Fritz: The Happytime Murders director Brian Henson (Jim's son) has made some good muppet movies, including The Muppet Christmas Carol. The screenwriter (and NOLA native), Todd Berger, wrote and directed the excellent It's a Disaster and The Scenesters (both are available to stream if you have Amazon Prime - check them out). So the creative pedigree is there for a good movie, and the story about the former cast members of a popular children's show being murdered has potential. But for me, The Happytime Murders ends up being one of those films that looks great on paper, but does not come together on screen. What did you think?
David: The movie is gross and juvenile in its humor, but, I must admit, it got some laughs out of the 8th grader I am at heart. Happytime Murders is set in a world where humans and puppets co-exist, and puppet Phil Phillips (Bill Barretta), a disgraced ex-cop turned private eye, has to team up with his former police partner, human Connie Edwards (Melissa McCarthy), to solve the murders. The plot is film noir 101, so it's easy to spot the villains from the moment they appear on screen. It is all very clunky, and the theme of prejudice is undernourished. Clearly, this isn't anywhere as good as Disney's brilliant Zootopia, but it is far superior to Peter Jackson's Meet the Feebles, which is a film I truly hate. Yes, for laughs Happytime Murders has puppets involved in sexual acts, drugs and killings, but I do think smart moments appear occasionally, like when Phillips whispers to Edwards from across the room, but she can't read his lips because puppets don't have lips. That's funny.

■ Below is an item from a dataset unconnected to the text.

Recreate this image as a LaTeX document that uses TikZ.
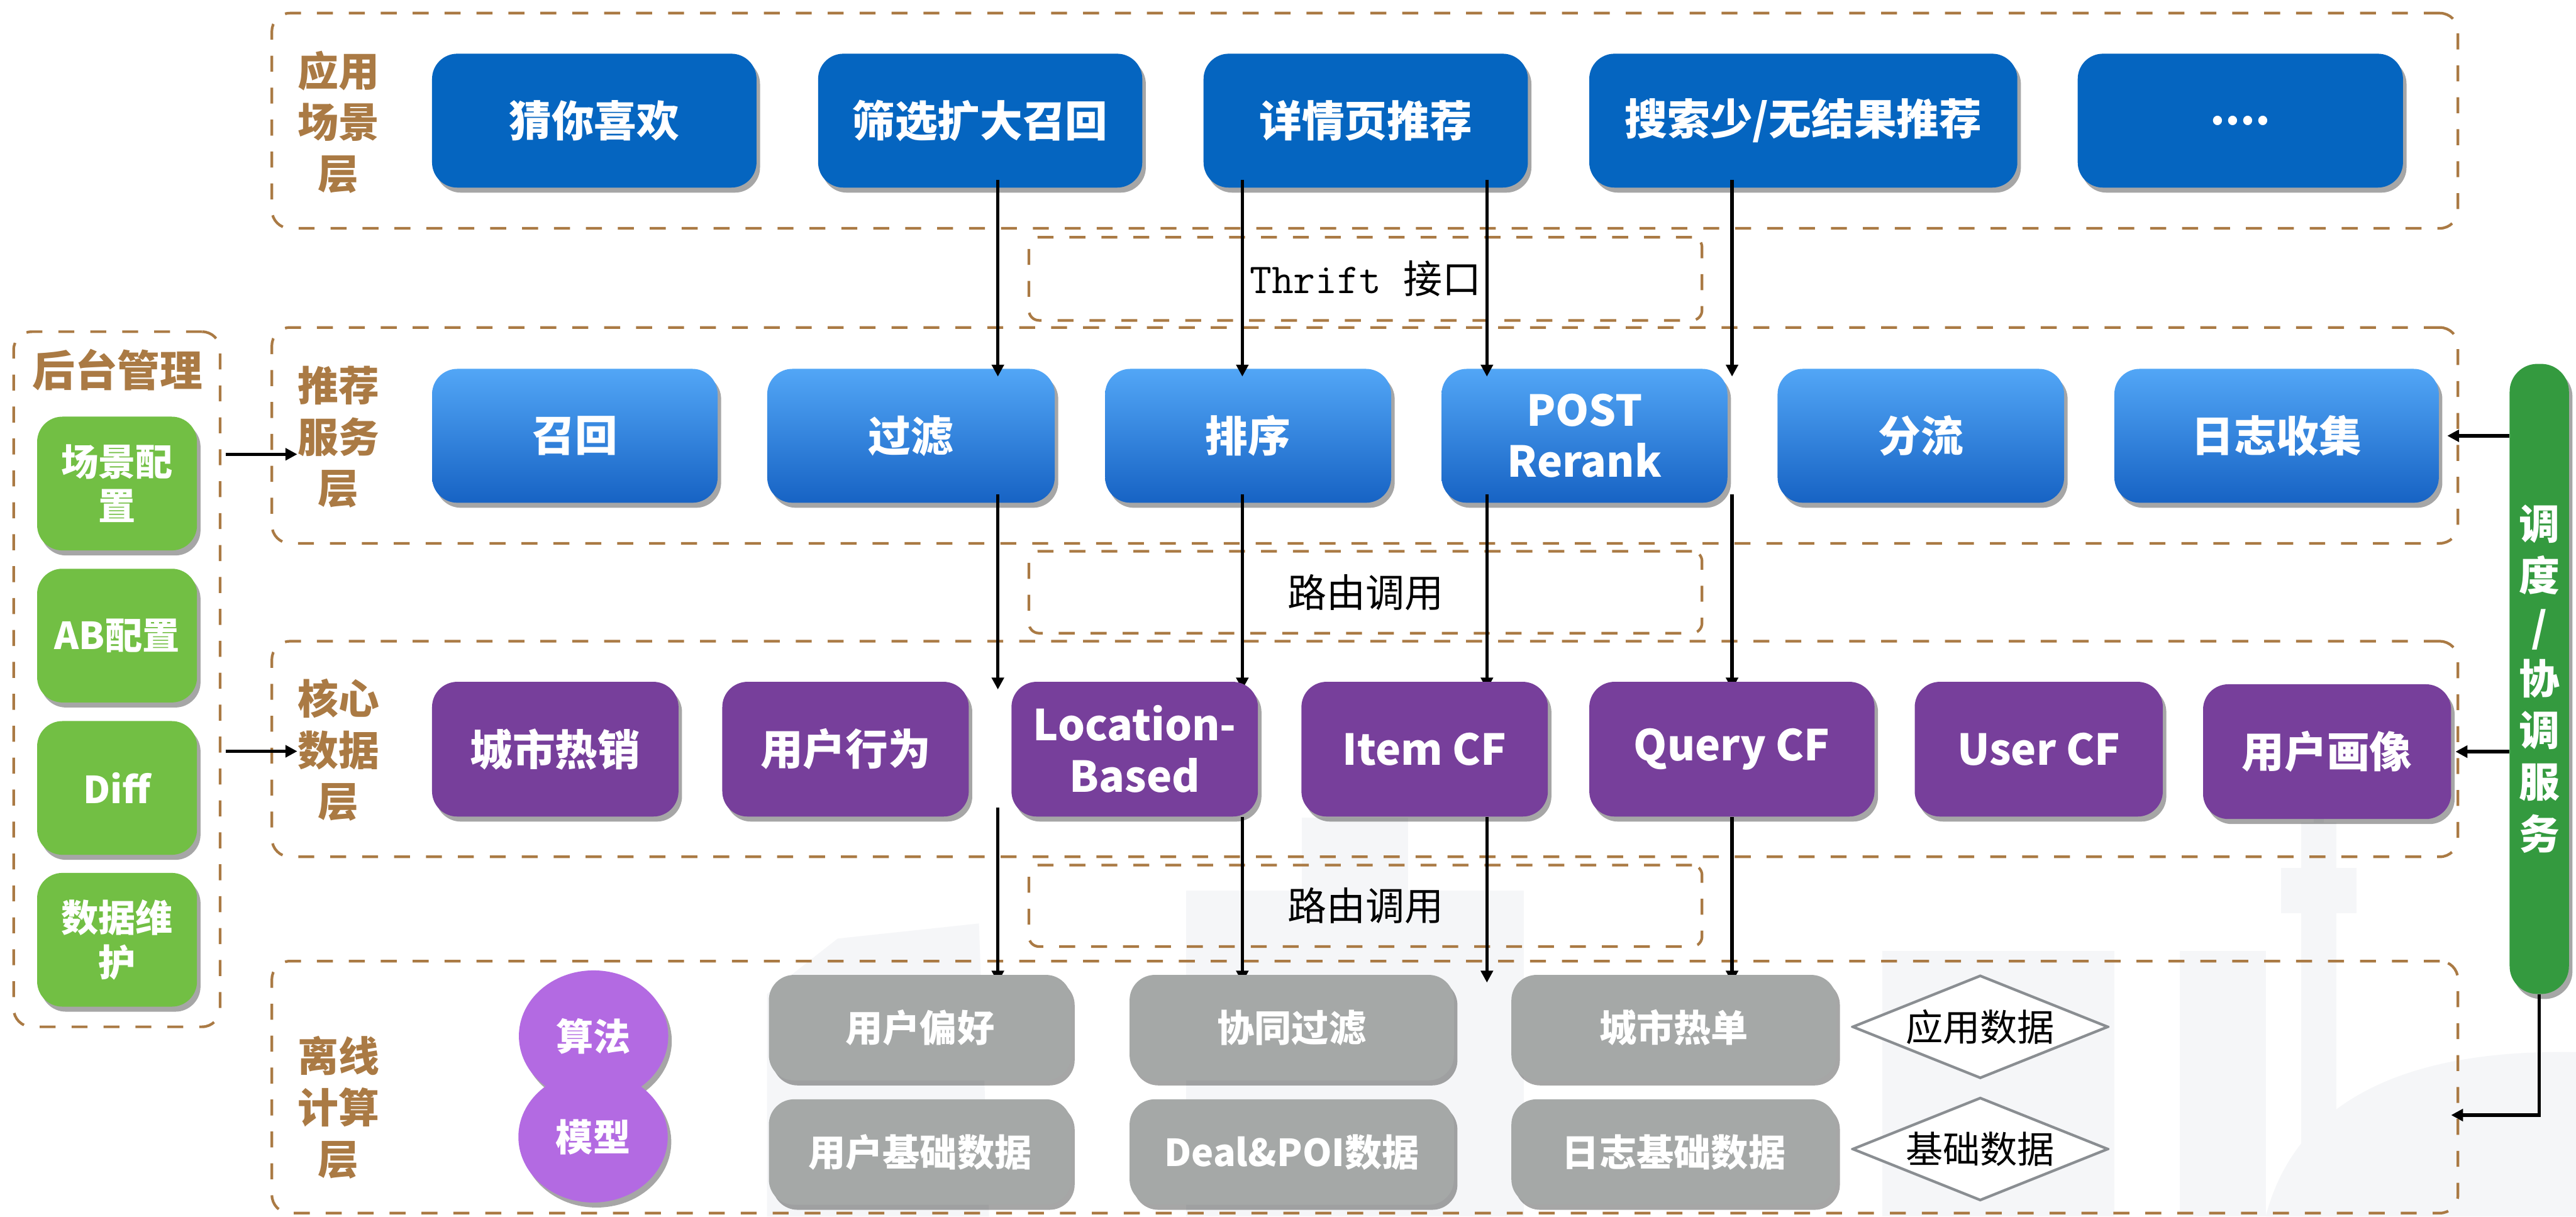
\documentclass[tikz,border=0pt]{standalone}
\usepackage{fontspec}
\setmainfont{Noto Sans CJK SC}
\usetikzlibrary{arrows.meta,shapes.geometric,shadows}

\definecolor{appblue}{HTML}{0565C0}
\definecolor{rectop}{HTML}{52A6F6}
\definecolor{recmid}{HTML}{3B8EE3}
\definecolor{recbot}{HTML}{1763C4}
\definecolor{corepurple}{HTML}{773F9B}
\definecolor{offgray}{HTML}{A5A8A7}
\definecolor{algpurple}{HTML}{B36AE2}
\definecolor{admingreen}{HTML}{72BF44}
\definecolor{busgreen}{HTML}{349A3F}
\definecolor{framebrown}{HTML}{AA7A44}
\definecolor{diamondgray}{HTML}{8A8E92}
\definecolor{skyline}{HTML}{F5F6F8}

\pgfdeclarelayer{bg}
\pgfdeclarelayer{links}
\pgfdeclarelayer{front}
\pgfsetlayers{bg,main,links,front}

\tikzset{
  layerframe/.style={draw=framebrown, line width=1.5pt, dash pattern=on 9pt off 9pt,
    rounded corners=0.36cm, inner sep=0pt},
  callframe/.style={layerframe, rounded corners=0.2cm, font=\fontsize{22}{26}\selectfont},
  box/.style={rounded corners=0.5cm, text=white, align=center, inner sep=0pt,
    font=\bfseries\fontsize{24}{29}\selectfont,
    drop shadow={shadow xshift=0.07cm, shadow yshift=-0.1cm, fill=black, opacity=0.35}},
  appbox/.style={box, fill=appblue, minimum height=2.653cm},
  recbox/.style={box, top color=rectop, middle color=recmid, bottom color=recbot,
    minimum height=2.653cm},
  corebox/.style={box, fill=corepurple, minimum width=4.884cm, minimum height=2.67cm},
  offbox/.style={box, fill=offgray, minimum height=2.09cm,
    font=\bfseries\fontsize{21}{25}\selectfont},
  adminbox/.style={box, fill=admingreen, minimum width=3.168cm, minimum height=2.65cm,
    font=\bfseries\fontsize{21}{25}\selectfont},
  algo/.style={box, ellipse, fill=algpurple, minimum width=2.96cm, minimum height=2.6cm,
    font=\bfseries\fontsize{21}{25}\selectfont},
  % diamond drawn inside a plain box so its size is exact
  dataflag/.style={inner sep=0pt, minimum width=5.12cm, minimum height=2.09cm,
    font=\fontsize{21}{25}\selectfont,
    path picture={\filldraw[fill=white, draw=diamondgray, line width=1.5pt]
      ([yshift=-0.035cm]path picture bounding box.north)
      -- ([xshift=-0.035cm]path picture bounding box.east)
      -- ([yshift=0.035cm]path picture bounding box.south)
      -- ([xshift=0.035cm]path picture bounding box.west) -- cycle;}},
  layerlabel/.style={text=framebrown, align=center, inner sep=0pt,
    font=\bfseries\fontsize{23}{29}\selectfont},
  link/.style={line width=1.9pt, -{Triangle[length=6.7pt,width=6.7pt]}},
}

\begin{document}
\begin{tikzpicture}
\useasboundingbox (0,0) rectangle (51.05,-24.11);

% faint city skyline behind the lower layers
\begin{pgfonlayer}{bg}
\fill[white] (0,0) rectangle (51.05,-24.11);
\fill[skyline] (23.5,-17.65) rectangle (30.2,-24.11);
\fill[skyline] (25.8,-16.2) rectangle (27.9,-17.65);
\fill[skyline] (37.3,-18.85) rectangle (41.9,-24.11);
\fill[skyline] (43.2,-18.85) rectangle (44.9,-24.11);
\fill[skyline] (45.85,-13.9) rectangle (46.05,-16.3);
\fill[skyline] (45.6,-16.3) rectangle (46.3,-24.11);
\fill[skyline] (45.2,-17.2) rectangle (46.7,-18.1);
\fill[skyline] (44.9,-24.11) .. controls (45.6,-21.4) and (48.4,-20.8) .. (51.05,-20.85)
  -- (51.05,-24.11) -- cycle;
\fill[skyline] (15.2,-19.7) -- (16.6,-18.6) -- (19.4,-18.3) -- (19.6,-24.11)
  -- (15.2,-24.11) -- cycle;
\end{pgfonlayer}

% layer frames
\node[layerframe, minimum width=43.322cm, minimum height=4.265cm] (fApp) at (27.049,-2.3925) {};
\node[layerframe, minimum width=43.322cm, minimum height=4.278cm] (fRec) at (27.049,-8.628) {};
\node[layerframe, minimum width=43.322cm, minimum height=4.272cm] (fCore) at (27.049,-14.843) {};
\node[layerframe, minimum width=43.322cm, minimum height=4.994cm] (fOff) at (27.049,-21.543) {};
\node[layerframe, minimum width=4.093cm, minimum height=13.775cm] (admin) at (2.3165,-13.4605) {};

% call frames between the layers
\node[callframe, minimum width=13.34cm, minimum height=1.648cm] (thrift) at (27.06,-5.525)
  {{\ttfamily\fontsize{24}{26}\selectfont Thrift }接口};
\node[callframe, minimum width=13.34cm, minimum height=1.624cm] (route1) at (27.06,-11.735) {路由调用};
\node[callframe, minimum width=13.34cm, minimum height=1.615cm] (route2) at (27.06,-17.95) {路由调用};

% layer labels
\node[layerlabel] (lblApp) at (6.707,-2.419) {应用\\场景\\层};
\node[layerlabel] (lblRec) at (6.707,-8.66) {推荐\\服务\\层};
\node[layerlabel] (lblCore) at (6.707,-14.862) {核心\\数据\\层};
\node[layerlabel] (lblOff) at (6.707,-21.943) {离线\\计算\\层};

% application layer
\node[appbox, minimum width=6.43cm] (guess) at (11.777,-2.391) {猜你喜欢};
\node[appbox, minimum width=6.424cm] (expand) at (19.425,-2.391) {筛选扩大召回};
\node[appbox, minimum width=6.427cm] (detail) at (27.065,-2.391) {详情页推荐};
\node[appbox, minimum width=8.484cm] (search) at (35.737,-2.391) {搜索少/无结果推荐};
\node[appbox, minimum width=6.446cm] (more) at (44.398,-2.391) {....};

% recommendation service layer
\node[recbox, minimum width=5.658cm] (recall) at (11.392,-8.636) {召回};
\node[recbox, minimum width=5.697cm] (filt) at (18.053,-8.636) {过滤};
\node[recbox, minimum width=5.668cm] (rank) at (24.735,-8.636) {排序};
\node[recbox, minimum width=5.665cm] (rerank) at (31.401,-8.636) {POST\\Rerank};
\node[recbox, minimum width=5.678cm] (split) at (38.066,-8.636) {分流};
\node[recbox, minimum width=6.43cm] (logc) at (45.116,-8.636) {日志收集};

% core data and offline layers sit in front of the links
\begin{pgfonlayer}{front}
\node[corebox] (hot) at (11.004,-14.846) {城市热销};
\node[corebox] (behave) at (16.756,-14.846) {用户行为};
\node[corebox] (loc) at (22.487,-14.846) {Location-\\Based};
\node[corebox] (icf) at (28.233,-14.846) {Item CF};
\node[corebox, minimum width=5.652cm] (qcf) at (34.322,-14.846) {Query CF};
\node[corebox, minimum width=4.916cm] (ucf) at (40.403,-14.846) {User CF};
\node[corebox, minimum width=4.916cm] (portrait) at (46.117,-14.895) {用户画像};

\node[offbox, minimum width=5.99cm] (pref) at (18.232,-20.364) {用户偏好};
\node[offbox, minimum width=5.99cm] (ubase) at (18.232,-22.829) {用户基础数据};
\node[offbox, minimum width=6.427cm] (cofilt) at (25.599,-20.364) {协同过滤};
\node[offbox, minimum width=6.427cm] (dealpoi) at (25.599,-22.829) {Deal\&POI数据};
\node[offbox, minimum width=6.44cm] (cityhot) at (33.172,-20.364) {城市热单};
\node[offbox, minimum width=6.44cm] (logbase) at (33.172,-22.829) {日志基础数据};

\node[algo] (alg) at (11.763,-20.53) {算法};
\node[algo] (model) at (11.753,-22.529) {模型};

\node[dataflag] (appdata) at (39.244,-20.348) {应用数据};
\node[dataflag] (basedata) at (39.244,-22.77) {基础数据};
\end{pgfonlayer}

% admin column
\node[layerlabel, font=\bfseries\fontsize{24}{29}\selectfont] (adminTitle) at (2.328,-7.325) {后台管理};
\node[adminbox] (scene) at (2.32,-9.582) {场景配\\置};
\node[adminbox] (abcfg) at (2.32,-12.595) {AB配置};
\node[adminbox] (diff) at (2.32,-15.614) {Diff};
\node[adminbox] (maint) at (2.32,-18.623) {数据维\\护};

% scheduling bar
\node[box, fill=busgreen, rounded corners=0.55cm, minimum width=1.175cm, minimum height=12.486cm,
  font=\bfseries\fontsize{23}{29.1}\selectfont] (bus) at (50.322,-13.454) {调\\度\\/\\协\\调\\服\\务};

% link columns
\coordinate (c1) at (19.775,0);
\coordinate (c2) at (24.62,0);
\coordinate (c3) at (29.467,0);
\coordinate (c4) at (34.325,0);
\coordinate (adminIn1) at (0,-9.002);
\coordinate (adminIn2) at (0,-14.888);
\coordinate (offIn) at (48.575,-22.097);

\begin{pgfonlayer}{links}
% app -> recommendation (Thrift)
\draw[link] ([yshift=0.16cm]expand.south -| c1) -- ([yshift=-0.16cm]filt.north -| c1);
\draw[link] ([yshift=0.16cm]detail.south -| c2) -- ([yshift=-0.16cm]rank.north -| c2);
\draw[link] ([yshift=0.16cm]detail.south -| c3) -- ([yshift=-0.16cm]rerank.north -| c3);
\draw[link] ([yshift=0.16cm]search.south -| c4) -- ([yshift=-0.16cm]rerank.north -| c4);
% recommendation -> core data
\draw[link] ([yshift=0.17cm]filt.south -| c1) -- ([yshift=-0.16cm]loc.north -| c1);
\draw[link] ([yshift=0.17cm]rank.south -| c2) -- ([yshift=-0.16cm]loc.north -| c2);
\draw[link] ([yshift=0.17cm]rerank.south -| c3) -- ([yshift=-0.16cm]icf.north -| c3);
\draw[link] ([yshift=0.17cm]rerank.south -| c4) -- ([yshift=-0.16cm]qcf.north -| c4);
% core data -> offline
\draw[link] ([yshift=0.18cm]loc.south -| c1) -- ([yshift=-0.16cm]pref.north -| c1);
\draw[link] (loc.south -| c2) -- ([yshift=-0.16cm]cofilt.north -| c2);
\draw[link] (icf.south -| c3) -- ([yshift=-0.16cm]cityhot.north -| c3);
\draw[link] (qcf.south -| c4) -- ([yshift=-0.16cm]cityhot.north -| c4);
% admin and scheduling
\draw[link] ([xshift=0.08cm]admin.east |- adminIn1) -- (lblRec.west |- adminIn1);
\draw[link] ([xshift=0.08cm]admin.east |- adminIn2) -- (lblCore.west |- adminIn2);
\draw[link] (bus.west |- logc) -- ([xshift=0.16cm]logc.east);
\draw[link] (bus.west |- portrait) -- ([xshift=0.08cm]portrait.east);
\draw[link] (bus.south) |- (offIn);
\end{pgfonlayer}
\end{tikzpicture}
\end{document}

Fritz: There are some moments of cleverness, like the failed lip-reading scene you mention and the "murder weapon" that's used in the second killing. The prejudice theme gets largely abandoned. The plotting is also weak and falls victim to what Roger Ebert called the law of economy of characters (i.e., if a character seems like he/she could be cut from the film completely without losing anything, that character is the killer). Both Zootopia and Who Framed Roger Rabbit? are mysteries set in fantastical universes that are plotted as well as any Raymond Chandler novel. But in The Happytime Murders, it's clunky and too straightforward. The cops meet a member of the cast, then that member of the cast dies shortly thereafter. The movie would have benefitted from letting us get to know the cast members a little better and not killing them off almost as soon as the audience meets them.
I mentioned screenwriter Todd Berger's The Scenesters earlier - that was a comic mystery that also had a legitimately good plot. I wonder if studio execs and rewrites dumbed down The Happytime Murders?
As for the gross-out humor, there are a few moments when there's some imagination to it (the, um, "romantic" pairing between the octopus and the cow), but a lot of it ends up feeling like the movie thinks puppets doing gross things is good enough on its own.
David: You are right on all accounts, and, yes, I also wondered if it was dumbed down in rewrites. Still, I thought it had enough big laughs that I give it a marginal recommendation.